The relative position displaying portion 40 calculates a distance between two predetermined floors based on the information from the floor stop position storing portion 38, and causes a monitor (not shown) to display the distance as shown in, for example, Fig. 15.
The reference position displaying portion 41 calculates distances from a predetermined floor to the reference position sensors 23 to 26 based on the information from the floor stop position storing portion 38 and the reference position storing portion 39, and causes the monitor to display the distances as shown in, for example, Fig. 15.
The functions of the floor stop position storing portion 38, the reference position storing portion 39, the relative position displaying portion 40, and the reference position displaying portion 41 are realized by the computer of the ETS circuit portion 22. In other words, programs for realizing the functions of the floor stop position storing portion 38, the reference position storing portion 39, the relative position displaying portion 40, and the reference position displaying portion 41 are stored in the storage portion of the computer. Based on the programs, the calculation processing portion performs calculation processings regarding the functions of the floor stop position storing portion 38, the reference position storing portion 39, the relative position displaying portion 40, and the reference position displaying portion 41.
Accordingly, an inter-floor distance calculating portion and a reference position calculating portion according to Embodiment 6 are constituted by the computer of the ETS circuit portion 22.
In the elevator apparatus as described above, a distance between predetermined floors, which has been output from the relative position displaying portion 40, can be compared with an actual distance between floors of a building. Thus, it is possible to easily check whether or not the ETS circuit portion 22 correctly performs the function of calculating a relative distance.
A distance from a predetermined floor to a reference position, which has been output from the reference position displaying portion 41, can be compared with a predetermined distance from the predetermined floor to the reference position, so it is possible to easily check whether or not the reference position sensors 23 to 26 are positioned correctly. In addition, since the position of the car 3 upon passage thereof past the reference position has been obtained, it is also possible to easily check whether or not the reference position sensors 23 to 26 operate correctly.
Although the functions of the floor stop position storing portion 38, the reference position storing portion 39, the relative position displaying portion 40, and the reference position displaying portion 41 are realized by the computer of the ETS circuit portion 22 in Embodiment 6, they may also be realized by a computer separated from the ETS circuit portion 22.
The outputs from the relative position displaying portion 40 and the reference position displaying portion 41 may also be displayed on a monitoring panel installed in an administrative room of the building.

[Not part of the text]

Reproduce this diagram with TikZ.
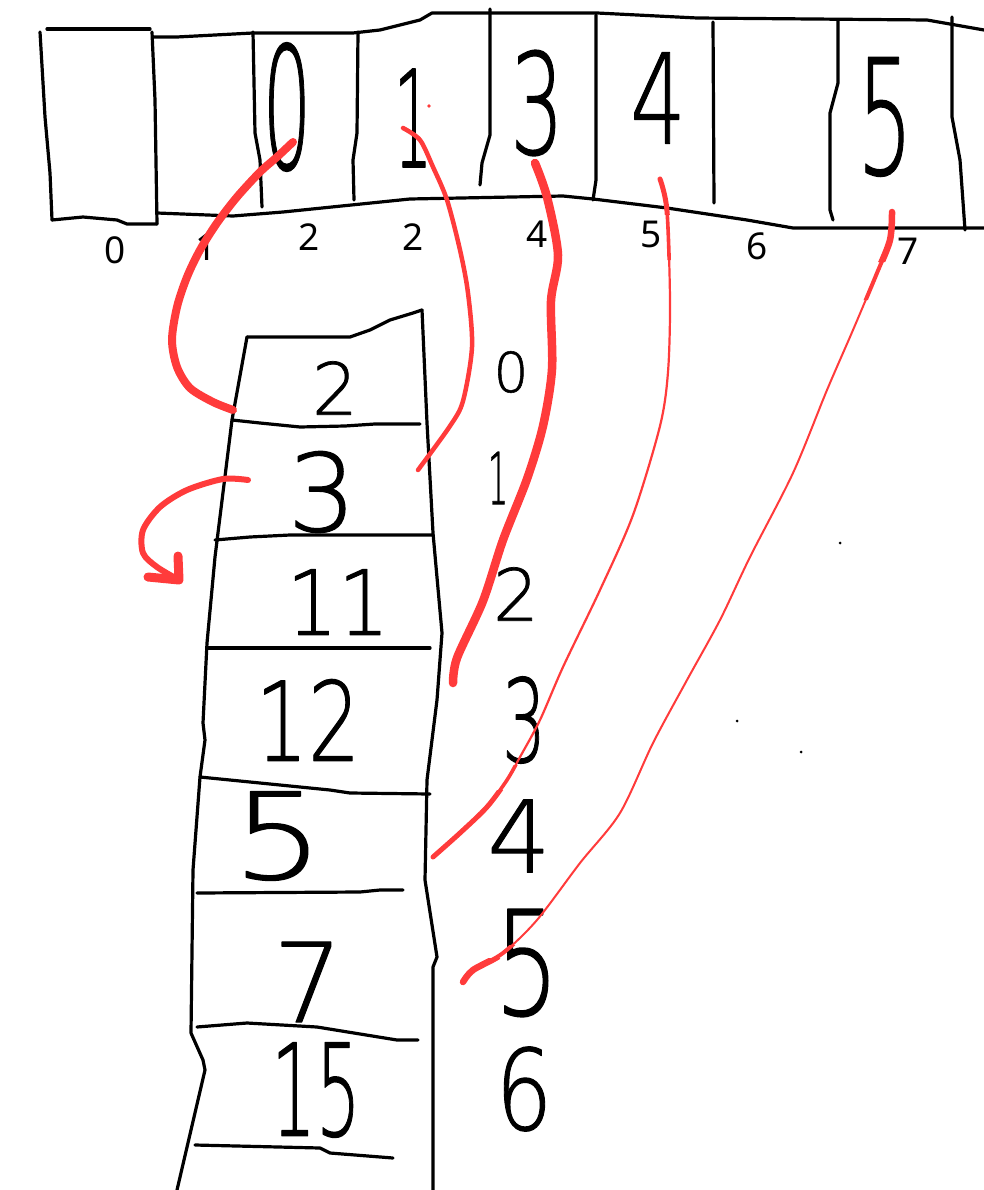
\documentclass[tikz,border=0pt]{standalone}
\usepackage{fontspec}
\setmainfont{Noto Sans}
\newfontfamily\hand{DejaVu Sans ExtraLight}[FakeBold=1]
\definecolor{penred}{RGB}{255,59,59}
\begin{document}
\begin{tikzpicture}[x=1pt,y=-1pt,
  line join=round, line cap=round,
  ink/.style={draw=black, line width=3.2pt},
  idx/.style={inner sep=0pt, font=\fontsize{37}{37}\selectfont},
  hw/.style={inner sep=0pt, font=\hand\fontsize{#1}{#1}\selectfont},
  redline/.style={draw=penred, line width=#1},
  dot/.style={fill=#1},
]
\useasboundingbox (0,0) rectangle (984,1190);

% ---------- top strip ----------
\draw[ink] (40,32) -- (45,117) -- (50,173) -- (52,220);
\draw[ink] (47,29) -- (150,29);
\draw[ink] (52,220) -- (83,217) -- (117,220) -- (127,224) -- (157,224);
\draw[ink] (152,32) -- (155,100) -- (157,224);
\draw[ink] (153,37) -- (177,37) -- (253,33) -- (353,33) -- (380,30) -- (420,20) -- (432,13) -- (597,13) -- (697,18) -- (927,20) -- (984,30);
\draw[ink] (157,213) -- (233,216) -- (283,212) -- (410,199) -- (563,196) -- (593,199) -- (667,208) -- (747,220) -- (793,228) -- (984,228);
\draw[ink] (253,32) -- (255,133) -- (260,160) -- (262,207);
\draw[ink] (358,32) -- (357,133) -- (353,160) -- (354,200);
\draw[ink] (490,9) -- (490,135) -- (482,163) -- (480,185);
\draw[ink] (596,15) -- (596,180) -- (593,200);
\draw[ink] (713,22) -- (714,203);
\draw[ink] (838,20) -- (838,83) -- (830,113) -- (830,210) -- (833,220);
\draw[ink] (952,17) -- (952,117) -- (960,160) -- (965,230);

% handwritten digits in the strip
\node[hw=170] (t0) at (287,107) {\scalebox{0.45}[1]{0}};
\node[hw=135] (t1) at (413,118) {\scalebox{0.45}[1]{1}};
\node[hw=140] (t3) at (537,103) {\scalebox{0.6}[1]{3}};
\node[hw=125] (t4) at (658,98) {\scalebox{0.7}[1]{4}};
\node[hw=160] (t5) at (885,117) {\scalebox{0.55}[1]{5}};

% index labels under the strip
\node[idx] (i0) at (115,250) {0};
\node[idx] (i1) at (206,247) {1};
\node[idx] (i2) at (309,237) {2};
\node[idx] (i3) at (413,237) {2};
\node[idx] (i4) at (537,234) {4};
\node[idx] (i5) at (651,234) {5};
\node[idx] (i6) at (757,246) {6};
\node[idx] (i7) at (908,251) {7};

% ---------- stack ----------
\draw[ink] (247,337) -- (232,420) -- (215,557) -- (207,643) -- (203,723) -- (205,740) -- (200,777) -- (193,870) -- (191,1033) -- (203,1060) -- (205,1070) -- (177,1190);
\draw[ink] (247,337) -- (350,337) -- (370,330) -- (390,320) -- (413,313) -- (422,310);
\draw[ink] (422,310) -- (427,423) -- (433,533) -- (442,633) -- (437,700) -- (427,780) -- (425,880) -- (437,957) -- (433,967) -- (433,1190);
\draw[ink] (232,420) -- (260,423) -- (300,427) -- (345,426) -- (375,424) -- (420,424);
\draw[ink] (215,540) -- (250,537) -- (290,535) -- (400,535) -- (433,535);
\draw[ink] (207,648) -- (430,648);
\draw[ink] (200,777) -- (250,782) -- (330,790) -- (350,793) -- (430,794);
\draw[ink] (197,893) -- (360,892) -- (380,890) -- (403,890);
\draw[ink] (197,1027) -- (247,1023) -- (317,1027) -- (397,1040) -- (418,1040);
\draw[ink] (195,1145) -- (320,1148) -- (330,1153) -- (393,1158);

% cell contents
\node[hw=72]  (c2)  at (335,388)  {2};
\node[hw=108] (c3)  at (322,492)  {3};
\node[hw=90]  (c11) at (338,602)  {\scalebox{0.9}[1]{11}};
\node[hw=110] (c12) at (308,720)  {\scalebox{0.75}[1]{12}};
\node[hw=120] (c5)  at (278,836)  {\scalebox{1.2}[1]{5}};
\node[hw=110] (c7)  at (308,982)  {7};
\node[hw=128] (c15) at (316,1090) {\scalebox{0.55}[1]{15}};

% right index column
\node[hw=55]  (r0) at (511,372)  {0};
\node[hw=72]  (r1) at (498,478)  {\scalebox{0.45}[1]{1}};
\node[hw=72]  (r2) at (516,594)  {2};
\node[hw=115] (r3) at (524,720)  {\scalebox{0.6}[1]{3}};
\node[hw=100] (r4) at (519,836)  {4};
\node[hw=145] (r5) at (527,963)  {\scalebox{0.7}[1]{5}};
\node[hw=112] (r6) at (524,1089) {\scalebox{0.8}[1]{6}};

% stray dots
\fill[dot=penred] (429,106) circle (1.8);
\fill[dot=black] (840,543) circle (1.5);
\fill[dot=black] (737,721) circle (1.5);
\fill[dot=black] (801,752) circle (1.5);

% ---------- red connectors ----------
\coordinate (A0) at (293,142);  \coordinate (A1) at (233,410);
\coordinate (B0) at (403,128);  \coordinate (B1) at (418,470);
\coordinate (C0) at (535,163);  \coordinate (C1) at (453,683);
\coordinate (D0) at (660,179);  \coordinate (D1) at (433,857);
\coordinate (E0) at (892,212);  \coordinate (E1) at (463,982);
\coordinate (F0) at (248,480);  \coordinate (F1) at (179,580);

\draw[redline=8pt] plot[smooth] coordinates {(A0) (277,157) (260,172) (237,197) (217,223) (200,250) (187,277) (177,307) (172,340) (177,367) (190,388) (213,402) (A1)};
\draw[redline=4.5pt] plot[smooth] coordinates {(B0) (420,140) (433,167) (447,200) (460,250) (468,293) (472,347) (463,401) (450,426) (B1)};
\draw[redline=8.5pt] plot[smooth] coordinates {(C0) (547,197) (558,255) (551,301) (552,369) (543,426) (527,479) (503,540) (483,601) (457,658) (C1)};

\path[save path=\pathD] plot[smooth] coordinates {(D0) (667,211) (670,301) (668,372) (660,426) (633,515) (600,590) (563,667) (540,720) (520,757) (507,780) (487,807) (460,833) (D1)};
\draw[redline=2.2pt, use path=\pathD];
\begin{scope}
  \clip (620,150) rectangle (700,215) (400,790) rectangle (520,880);
  \draw[redline=5pt, use path=\pathD];
\end{scope}
\begin{scope}
  \clip (620,150) rectangle (700,260) (400,765) rectangle (540,880);
  \draw[redline=3.6pt, use path=\pathD];
\end{scope}

\path[save path=\pathE] plot[smooth] coordinates {(E0) (890,240) (877,273) (853,330) (827,390) (793,473) (750,557) (720,620) (687,680) (653,743) (620,813) (580,863) (537,920) (503,953) (473,970) (E1)};
\draw[redline=2pt, use path=\pathE];
\begin{scope}
  \clip (840,190) rectangle (920,262) (440,958) rectangle (500,1000);
  \draw[redline=6.5pt, use path=\pathE];
\end{scope}
\begin{scope}
  \clip (840,190) rectangle (920,300) (440,945) rectangle (520,1000);
  \draw[redline=4pt, use path=\pathE];
\end{scope}

\draw[redline=6pt] plot[smooth] coordinates {(F0) (223,479) (187,490) (160,507) (143,530) (143,553) (157,567) (F1)};
\draw[redline=9pt] (F1) -- (178,556) (F1) -- (148,577);
\end{tikzpicture}
\end{document}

Thus, the function of calculating a relative distance and the functions of the reference position sensors 23 to 26 can be confirmed with ease from a remote place.

Claims

An elevator apparatus, comprising:
a car (3) for being raised/lowered within a hoistway (1);

an operation control portion (12) for controlling operation of the car (3); and

an electronic overspeed detecting device (22) which has

a speed detecting portion (31), a position calculating portion (32), an overspeed monitoring portion (33), a floor stop position storing portion (38), a reference position storing portion (39), a relative position displaying portion (40), and a reference position displaying portion (41);

wherein

when the car (3) stops at a predetermined floor, a floor stop signal is transmitted from the operation control portion (12) to the floor stop position storing portion (38);

information on the position of the car (3), which has been calculated by the position calculating portion (32), is transmitted to the floor stop position storing portion (38),

the floor stop position storing portion (38) thereby stores the position of the car (3) upon stoppage of the car (3) at the predetermined floor, which has been calculated by the position calculating portion (32);

characterized in that

the relative position displaying portion (40) calculates a distance between two predetermined floors based on the information from the floor stop storing portion (38), and causes a monitor to display the distance.
An elevator apparatus, comprising:
a car (3) for being raised/lowered within a hoistway (1);
an operation control portion (12) for controlling operation of the car (3);

an electronic overspeed detecting device (22) which has

a speed detecting portion (31), a position calculating portion (32), an overspeed monitoring portion (33), a floor stop position storing portion (38), a reference position storing portion (39), a relative position displaying portion (40), and a reference position displaying portion 41;

wherein

when the car (3) stops at a predetermined floor, a floor stop signal is transmitted from the operation control portion (12) to the floor stop position storing portion (38),

information on the position of the car (3), which has been calculated by the position calculating portion (32), is transmitted to the floor stop position storing portion (38),

the floor stop position storing portion (38) thereby stores the position of the car (3) upon stoppage of the car (3) at the predetermined floor, which has been calculated by the position calculating portion (32);

reference position detection signals from the reference position sensors (23 to 26) and the information on the position of the car (3), which has been calculated by the position calculating portion (32), are transmitted to the reference position storing portion (39),

the reference position storing portion (39) thereby stores the position of the car (3) upon passage of the car (3) past a reference position, which has been calculated by the position calculating portion (32);

characterized in that

the reference position displaying portion (41) calculates distances from a predetermined floor to the reference position sensors (23 to 26) based on the information from the floor stop position storing portion (38) and the reference position storing portion (39), and causes a monitor to display the distances.